(Dataset entries)

········

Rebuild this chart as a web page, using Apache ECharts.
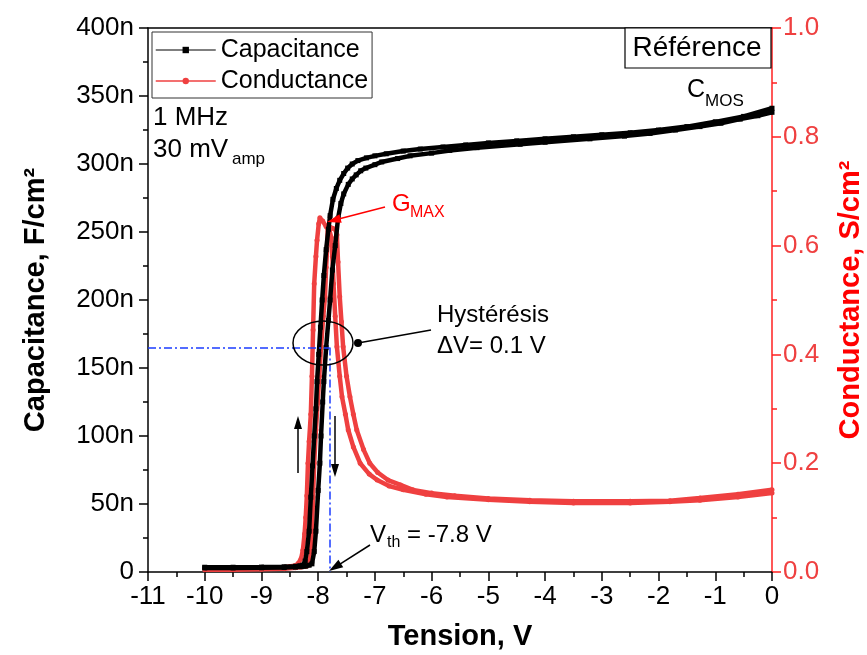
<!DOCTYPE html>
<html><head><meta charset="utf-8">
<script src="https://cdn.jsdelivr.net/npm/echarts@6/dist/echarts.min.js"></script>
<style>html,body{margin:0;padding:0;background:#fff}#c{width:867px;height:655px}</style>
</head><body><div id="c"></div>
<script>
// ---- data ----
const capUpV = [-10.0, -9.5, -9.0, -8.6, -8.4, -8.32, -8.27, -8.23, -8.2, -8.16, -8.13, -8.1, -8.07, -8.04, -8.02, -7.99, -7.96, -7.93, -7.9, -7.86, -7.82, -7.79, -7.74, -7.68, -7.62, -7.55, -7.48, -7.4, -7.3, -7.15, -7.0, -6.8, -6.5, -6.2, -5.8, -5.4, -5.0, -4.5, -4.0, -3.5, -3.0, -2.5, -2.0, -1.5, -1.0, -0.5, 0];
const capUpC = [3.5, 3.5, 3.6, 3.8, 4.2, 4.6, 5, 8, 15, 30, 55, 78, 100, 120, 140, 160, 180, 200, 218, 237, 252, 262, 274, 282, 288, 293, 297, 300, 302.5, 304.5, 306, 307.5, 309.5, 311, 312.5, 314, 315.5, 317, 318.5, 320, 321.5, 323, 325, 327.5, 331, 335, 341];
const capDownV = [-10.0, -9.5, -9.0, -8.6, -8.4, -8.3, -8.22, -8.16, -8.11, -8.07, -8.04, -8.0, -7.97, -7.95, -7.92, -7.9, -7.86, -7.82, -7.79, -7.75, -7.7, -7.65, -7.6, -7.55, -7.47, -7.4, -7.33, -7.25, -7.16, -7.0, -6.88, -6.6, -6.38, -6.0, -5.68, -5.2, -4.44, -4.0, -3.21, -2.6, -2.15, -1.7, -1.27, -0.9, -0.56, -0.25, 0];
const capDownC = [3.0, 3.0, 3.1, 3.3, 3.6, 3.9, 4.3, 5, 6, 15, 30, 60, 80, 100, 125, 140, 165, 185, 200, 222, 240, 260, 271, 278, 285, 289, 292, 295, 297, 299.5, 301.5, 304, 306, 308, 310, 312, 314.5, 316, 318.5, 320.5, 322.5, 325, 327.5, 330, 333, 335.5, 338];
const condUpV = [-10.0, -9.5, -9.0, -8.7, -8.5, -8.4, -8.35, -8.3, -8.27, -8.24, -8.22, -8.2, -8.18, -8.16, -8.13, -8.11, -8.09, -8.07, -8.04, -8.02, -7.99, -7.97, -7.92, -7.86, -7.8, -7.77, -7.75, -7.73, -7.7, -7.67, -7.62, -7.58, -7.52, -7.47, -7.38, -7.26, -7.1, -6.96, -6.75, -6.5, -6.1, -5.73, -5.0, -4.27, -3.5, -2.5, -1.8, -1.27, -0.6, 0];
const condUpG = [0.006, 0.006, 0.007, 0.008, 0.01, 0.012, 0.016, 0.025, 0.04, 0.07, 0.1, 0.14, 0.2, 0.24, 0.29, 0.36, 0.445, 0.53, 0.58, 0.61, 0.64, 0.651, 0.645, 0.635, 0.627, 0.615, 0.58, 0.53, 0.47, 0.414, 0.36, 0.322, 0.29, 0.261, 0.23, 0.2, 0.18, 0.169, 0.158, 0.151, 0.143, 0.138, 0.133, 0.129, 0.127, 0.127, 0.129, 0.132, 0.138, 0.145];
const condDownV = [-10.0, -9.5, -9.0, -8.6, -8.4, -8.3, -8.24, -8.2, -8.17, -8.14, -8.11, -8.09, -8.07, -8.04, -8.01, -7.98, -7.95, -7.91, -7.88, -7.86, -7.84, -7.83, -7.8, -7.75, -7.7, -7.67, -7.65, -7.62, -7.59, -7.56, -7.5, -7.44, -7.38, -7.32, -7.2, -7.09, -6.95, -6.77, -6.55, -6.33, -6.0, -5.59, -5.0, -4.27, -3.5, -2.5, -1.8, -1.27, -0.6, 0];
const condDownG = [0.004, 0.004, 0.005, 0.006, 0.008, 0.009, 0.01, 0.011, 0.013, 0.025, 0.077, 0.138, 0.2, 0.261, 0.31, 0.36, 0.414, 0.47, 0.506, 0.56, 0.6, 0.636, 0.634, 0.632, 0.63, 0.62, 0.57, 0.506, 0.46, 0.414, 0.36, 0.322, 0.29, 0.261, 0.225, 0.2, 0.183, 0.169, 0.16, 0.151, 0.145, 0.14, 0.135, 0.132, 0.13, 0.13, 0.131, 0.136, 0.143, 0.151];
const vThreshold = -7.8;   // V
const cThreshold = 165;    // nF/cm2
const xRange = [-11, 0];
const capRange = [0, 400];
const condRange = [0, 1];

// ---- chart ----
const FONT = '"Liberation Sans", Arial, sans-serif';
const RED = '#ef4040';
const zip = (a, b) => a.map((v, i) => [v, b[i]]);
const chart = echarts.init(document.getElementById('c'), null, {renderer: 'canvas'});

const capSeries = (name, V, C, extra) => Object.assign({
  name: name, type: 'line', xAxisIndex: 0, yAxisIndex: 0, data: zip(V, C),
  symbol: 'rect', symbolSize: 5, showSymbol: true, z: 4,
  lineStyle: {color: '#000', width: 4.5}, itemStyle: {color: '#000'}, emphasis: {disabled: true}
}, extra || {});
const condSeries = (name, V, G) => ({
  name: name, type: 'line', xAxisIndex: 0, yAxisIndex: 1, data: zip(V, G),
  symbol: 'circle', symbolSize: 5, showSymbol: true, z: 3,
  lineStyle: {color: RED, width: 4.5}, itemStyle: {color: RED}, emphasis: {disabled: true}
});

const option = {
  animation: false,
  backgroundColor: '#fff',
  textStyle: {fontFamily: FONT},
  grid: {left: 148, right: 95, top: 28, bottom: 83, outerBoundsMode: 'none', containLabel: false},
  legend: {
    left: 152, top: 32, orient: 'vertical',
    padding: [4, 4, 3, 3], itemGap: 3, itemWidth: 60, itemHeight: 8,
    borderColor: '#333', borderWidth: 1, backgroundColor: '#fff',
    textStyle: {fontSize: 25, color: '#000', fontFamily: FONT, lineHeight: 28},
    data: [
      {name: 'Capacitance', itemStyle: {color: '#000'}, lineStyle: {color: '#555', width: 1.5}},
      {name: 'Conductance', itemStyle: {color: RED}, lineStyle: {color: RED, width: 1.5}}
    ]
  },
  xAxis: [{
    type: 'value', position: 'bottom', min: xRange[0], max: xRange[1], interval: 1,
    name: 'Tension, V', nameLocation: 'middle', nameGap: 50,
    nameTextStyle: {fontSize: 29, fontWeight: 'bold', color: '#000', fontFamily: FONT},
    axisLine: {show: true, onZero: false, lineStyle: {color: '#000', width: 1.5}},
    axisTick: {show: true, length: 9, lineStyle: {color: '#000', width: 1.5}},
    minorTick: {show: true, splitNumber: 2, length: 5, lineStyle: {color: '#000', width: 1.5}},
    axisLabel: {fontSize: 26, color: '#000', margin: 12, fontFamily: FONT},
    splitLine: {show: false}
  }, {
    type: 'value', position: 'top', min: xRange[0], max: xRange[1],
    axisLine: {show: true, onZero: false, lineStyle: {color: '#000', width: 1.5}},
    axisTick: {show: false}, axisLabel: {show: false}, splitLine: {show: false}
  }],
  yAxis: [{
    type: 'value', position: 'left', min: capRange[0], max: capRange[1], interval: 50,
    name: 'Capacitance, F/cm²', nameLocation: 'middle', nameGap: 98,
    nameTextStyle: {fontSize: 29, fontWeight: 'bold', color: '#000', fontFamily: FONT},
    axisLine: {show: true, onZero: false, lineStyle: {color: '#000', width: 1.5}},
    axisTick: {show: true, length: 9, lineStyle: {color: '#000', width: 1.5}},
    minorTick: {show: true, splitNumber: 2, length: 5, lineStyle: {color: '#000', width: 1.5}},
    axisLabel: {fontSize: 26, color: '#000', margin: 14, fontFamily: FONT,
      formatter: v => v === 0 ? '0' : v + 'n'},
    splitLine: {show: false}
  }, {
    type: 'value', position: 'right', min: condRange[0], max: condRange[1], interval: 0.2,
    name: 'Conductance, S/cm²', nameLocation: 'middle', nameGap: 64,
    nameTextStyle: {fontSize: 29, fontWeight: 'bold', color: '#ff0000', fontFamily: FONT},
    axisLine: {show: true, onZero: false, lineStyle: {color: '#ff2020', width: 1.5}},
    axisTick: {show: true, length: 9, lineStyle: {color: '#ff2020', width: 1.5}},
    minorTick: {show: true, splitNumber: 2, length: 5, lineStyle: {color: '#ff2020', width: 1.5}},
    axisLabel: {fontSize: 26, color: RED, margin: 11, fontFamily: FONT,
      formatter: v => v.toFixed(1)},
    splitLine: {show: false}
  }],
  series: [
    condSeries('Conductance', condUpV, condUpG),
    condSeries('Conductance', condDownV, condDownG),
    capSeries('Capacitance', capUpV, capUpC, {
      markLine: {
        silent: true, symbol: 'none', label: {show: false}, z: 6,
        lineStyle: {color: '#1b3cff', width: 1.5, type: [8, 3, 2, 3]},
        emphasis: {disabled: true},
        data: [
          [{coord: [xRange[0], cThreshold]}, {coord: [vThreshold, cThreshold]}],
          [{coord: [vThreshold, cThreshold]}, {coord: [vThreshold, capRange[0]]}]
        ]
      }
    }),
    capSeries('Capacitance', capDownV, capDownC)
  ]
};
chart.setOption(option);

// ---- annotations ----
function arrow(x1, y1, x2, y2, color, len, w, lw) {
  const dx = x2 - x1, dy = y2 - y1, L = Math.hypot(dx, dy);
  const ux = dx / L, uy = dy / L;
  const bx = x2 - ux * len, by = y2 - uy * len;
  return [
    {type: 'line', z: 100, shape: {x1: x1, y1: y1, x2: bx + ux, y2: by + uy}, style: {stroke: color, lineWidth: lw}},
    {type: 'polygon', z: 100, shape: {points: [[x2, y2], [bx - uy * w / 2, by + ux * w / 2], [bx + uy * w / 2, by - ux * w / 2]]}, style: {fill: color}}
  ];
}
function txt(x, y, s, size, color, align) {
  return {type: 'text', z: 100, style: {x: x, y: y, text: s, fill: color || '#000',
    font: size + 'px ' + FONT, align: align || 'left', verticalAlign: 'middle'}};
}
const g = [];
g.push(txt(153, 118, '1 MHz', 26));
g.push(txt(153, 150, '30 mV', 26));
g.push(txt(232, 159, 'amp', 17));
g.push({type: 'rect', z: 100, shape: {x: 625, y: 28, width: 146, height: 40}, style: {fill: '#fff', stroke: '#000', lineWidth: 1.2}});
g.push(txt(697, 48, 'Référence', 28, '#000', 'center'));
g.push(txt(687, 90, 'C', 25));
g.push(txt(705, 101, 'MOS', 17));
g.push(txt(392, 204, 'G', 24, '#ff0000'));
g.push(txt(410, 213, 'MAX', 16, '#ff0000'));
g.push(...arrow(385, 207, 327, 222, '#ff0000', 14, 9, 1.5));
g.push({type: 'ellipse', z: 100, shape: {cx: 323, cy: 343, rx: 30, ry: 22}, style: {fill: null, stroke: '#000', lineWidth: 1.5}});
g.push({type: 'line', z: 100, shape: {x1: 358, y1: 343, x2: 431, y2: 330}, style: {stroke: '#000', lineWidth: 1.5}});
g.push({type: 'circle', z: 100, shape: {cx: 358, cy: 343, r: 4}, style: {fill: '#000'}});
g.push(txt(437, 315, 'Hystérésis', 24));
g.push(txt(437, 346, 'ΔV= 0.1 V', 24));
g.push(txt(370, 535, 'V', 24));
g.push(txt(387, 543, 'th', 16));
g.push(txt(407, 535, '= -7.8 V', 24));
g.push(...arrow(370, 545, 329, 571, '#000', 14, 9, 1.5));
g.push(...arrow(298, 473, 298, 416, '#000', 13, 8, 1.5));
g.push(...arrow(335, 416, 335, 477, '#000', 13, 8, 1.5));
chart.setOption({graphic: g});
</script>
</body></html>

········

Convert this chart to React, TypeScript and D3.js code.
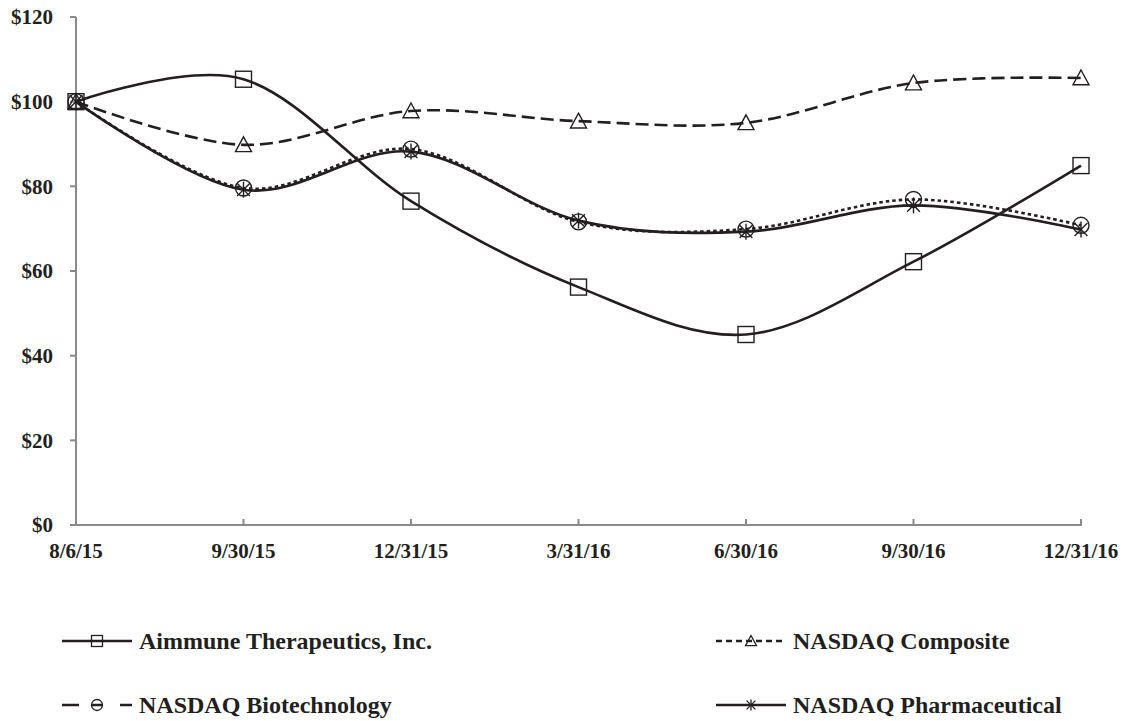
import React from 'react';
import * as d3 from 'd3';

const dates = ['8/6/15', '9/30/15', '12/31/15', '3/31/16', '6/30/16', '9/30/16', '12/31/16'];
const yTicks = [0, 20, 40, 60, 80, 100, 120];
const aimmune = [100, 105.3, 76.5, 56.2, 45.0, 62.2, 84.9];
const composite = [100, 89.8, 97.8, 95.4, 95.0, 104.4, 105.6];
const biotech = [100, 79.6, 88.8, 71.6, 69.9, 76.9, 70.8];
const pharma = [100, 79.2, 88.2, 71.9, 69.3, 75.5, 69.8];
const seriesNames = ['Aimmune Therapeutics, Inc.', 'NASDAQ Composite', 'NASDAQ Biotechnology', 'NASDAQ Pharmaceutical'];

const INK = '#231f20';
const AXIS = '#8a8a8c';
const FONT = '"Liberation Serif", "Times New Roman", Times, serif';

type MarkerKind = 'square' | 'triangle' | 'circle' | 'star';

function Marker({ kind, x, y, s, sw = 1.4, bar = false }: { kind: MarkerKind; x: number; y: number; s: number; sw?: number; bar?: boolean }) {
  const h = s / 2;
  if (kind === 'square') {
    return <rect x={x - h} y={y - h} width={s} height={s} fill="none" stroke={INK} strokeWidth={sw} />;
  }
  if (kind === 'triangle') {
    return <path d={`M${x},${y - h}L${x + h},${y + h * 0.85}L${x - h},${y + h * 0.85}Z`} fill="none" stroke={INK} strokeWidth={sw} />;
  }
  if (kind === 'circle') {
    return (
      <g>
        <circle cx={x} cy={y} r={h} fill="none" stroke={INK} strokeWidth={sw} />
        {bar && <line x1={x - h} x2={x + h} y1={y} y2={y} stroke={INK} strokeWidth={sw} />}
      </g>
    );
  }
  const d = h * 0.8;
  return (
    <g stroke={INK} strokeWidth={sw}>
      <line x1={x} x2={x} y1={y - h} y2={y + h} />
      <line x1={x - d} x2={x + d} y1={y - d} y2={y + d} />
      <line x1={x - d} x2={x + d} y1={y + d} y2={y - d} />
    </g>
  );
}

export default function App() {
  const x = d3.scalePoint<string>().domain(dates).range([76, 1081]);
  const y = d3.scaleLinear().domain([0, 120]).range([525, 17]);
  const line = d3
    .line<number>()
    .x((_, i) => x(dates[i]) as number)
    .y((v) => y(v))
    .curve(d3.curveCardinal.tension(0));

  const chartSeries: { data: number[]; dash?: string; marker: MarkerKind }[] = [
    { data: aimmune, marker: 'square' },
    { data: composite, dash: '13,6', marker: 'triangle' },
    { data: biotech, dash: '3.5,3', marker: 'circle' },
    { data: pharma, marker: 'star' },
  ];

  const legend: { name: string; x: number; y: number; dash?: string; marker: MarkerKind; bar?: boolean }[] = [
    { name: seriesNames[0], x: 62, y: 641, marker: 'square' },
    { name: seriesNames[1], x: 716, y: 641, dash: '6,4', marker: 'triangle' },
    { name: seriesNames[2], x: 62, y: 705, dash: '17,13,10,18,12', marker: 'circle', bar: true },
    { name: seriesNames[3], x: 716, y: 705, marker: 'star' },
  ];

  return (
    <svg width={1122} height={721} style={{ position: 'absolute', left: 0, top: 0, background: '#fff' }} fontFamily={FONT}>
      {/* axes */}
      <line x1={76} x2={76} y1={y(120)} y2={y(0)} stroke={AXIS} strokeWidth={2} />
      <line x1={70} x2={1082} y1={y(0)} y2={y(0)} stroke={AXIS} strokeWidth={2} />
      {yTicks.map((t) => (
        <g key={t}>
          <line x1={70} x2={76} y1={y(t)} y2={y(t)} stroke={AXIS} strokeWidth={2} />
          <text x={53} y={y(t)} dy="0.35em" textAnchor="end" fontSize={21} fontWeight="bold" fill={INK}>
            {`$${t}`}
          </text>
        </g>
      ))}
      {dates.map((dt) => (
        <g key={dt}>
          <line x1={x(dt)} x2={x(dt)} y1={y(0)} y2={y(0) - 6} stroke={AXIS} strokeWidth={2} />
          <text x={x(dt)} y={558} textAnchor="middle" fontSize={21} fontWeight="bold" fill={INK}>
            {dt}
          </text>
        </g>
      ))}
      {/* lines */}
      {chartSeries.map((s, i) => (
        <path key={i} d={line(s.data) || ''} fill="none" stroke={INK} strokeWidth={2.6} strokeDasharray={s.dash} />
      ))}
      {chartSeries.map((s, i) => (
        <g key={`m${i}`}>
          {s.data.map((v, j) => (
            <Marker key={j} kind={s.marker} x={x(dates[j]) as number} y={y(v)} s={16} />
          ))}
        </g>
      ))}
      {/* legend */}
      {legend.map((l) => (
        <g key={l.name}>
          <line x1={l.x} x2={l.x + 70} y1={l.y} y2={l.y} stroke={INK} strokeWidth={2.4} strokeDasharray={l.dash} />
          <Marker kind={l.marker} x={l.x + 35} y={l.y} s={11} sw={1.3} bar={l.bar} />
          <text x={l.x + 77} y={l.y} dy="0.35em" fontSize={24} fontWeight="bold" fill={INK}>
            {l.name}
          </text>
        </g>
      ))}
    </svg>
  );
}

········

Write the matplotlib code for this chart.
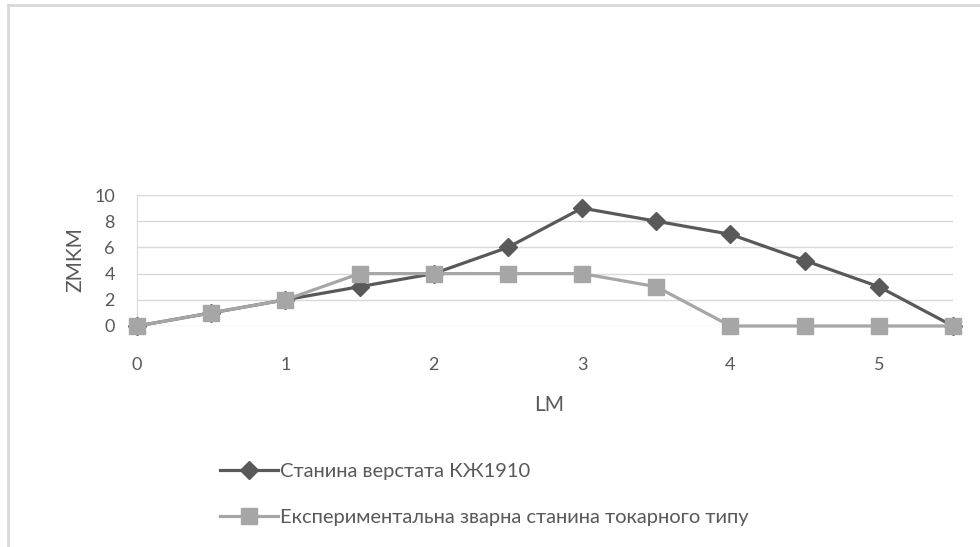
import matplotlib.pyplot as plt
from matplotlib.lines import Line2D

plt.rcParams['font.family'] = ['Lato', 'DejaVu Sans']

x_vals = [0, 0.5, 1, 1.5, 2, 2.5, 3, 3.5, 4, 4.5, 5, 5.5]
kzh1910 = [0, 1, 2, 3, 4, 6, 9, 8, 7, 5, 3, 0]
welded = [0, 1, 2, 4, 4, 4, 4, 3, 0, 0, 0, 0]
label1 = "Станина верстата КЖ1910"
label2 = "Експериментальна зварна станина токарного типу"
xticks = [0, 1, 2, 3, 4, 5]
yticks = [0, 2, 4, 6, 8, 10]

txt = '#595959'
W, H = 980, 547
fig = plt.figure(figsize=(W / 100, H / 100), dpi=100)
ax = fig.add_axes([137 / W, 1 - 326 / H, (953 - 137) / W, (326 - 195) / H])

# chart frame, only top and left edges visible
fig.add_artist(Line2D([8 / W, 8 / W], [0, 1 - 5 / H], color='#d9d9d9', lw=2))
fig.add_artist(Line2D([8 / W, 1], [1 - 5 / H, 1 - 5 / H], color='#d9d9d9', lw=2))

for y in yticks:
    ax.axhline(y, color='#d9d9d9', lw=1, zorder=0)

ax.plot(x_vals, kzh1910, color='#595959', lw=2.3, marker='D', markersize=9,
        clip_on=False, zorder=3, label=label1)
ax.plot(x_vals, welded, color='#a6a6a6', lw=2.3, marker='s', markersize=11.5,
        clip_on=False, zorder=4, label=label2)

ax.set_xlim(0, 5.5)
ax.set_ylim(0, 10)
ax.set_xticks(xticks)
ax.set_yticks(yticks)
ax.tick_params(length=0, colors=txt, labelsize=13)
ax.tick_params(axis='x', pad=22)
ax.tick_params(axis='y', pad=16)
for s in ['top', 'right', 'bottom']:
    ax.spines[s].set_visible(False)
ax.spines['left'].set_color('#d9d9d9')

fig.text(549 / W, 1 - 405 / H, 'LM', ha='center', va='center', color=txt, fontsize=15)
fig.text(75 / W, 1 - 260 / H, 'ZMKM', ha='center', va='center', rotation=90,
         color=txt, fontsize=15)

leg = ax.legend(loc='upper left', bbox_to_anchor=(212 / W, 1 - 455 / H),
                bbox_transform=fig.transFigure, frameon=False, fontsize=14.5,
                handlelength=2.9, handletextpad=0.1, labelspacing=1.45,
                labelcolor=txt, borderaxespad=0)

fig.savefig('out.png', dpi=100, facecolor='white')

········

SET EXERCISE: From the listing, copy each line containing the word "this".

EXERCISE ANSWER:
Rebuild this chart as a web page, using Apache ECharts.
Convert this chart to React, TypeScript and D3.js code.
Write the matplotlib code for this chart.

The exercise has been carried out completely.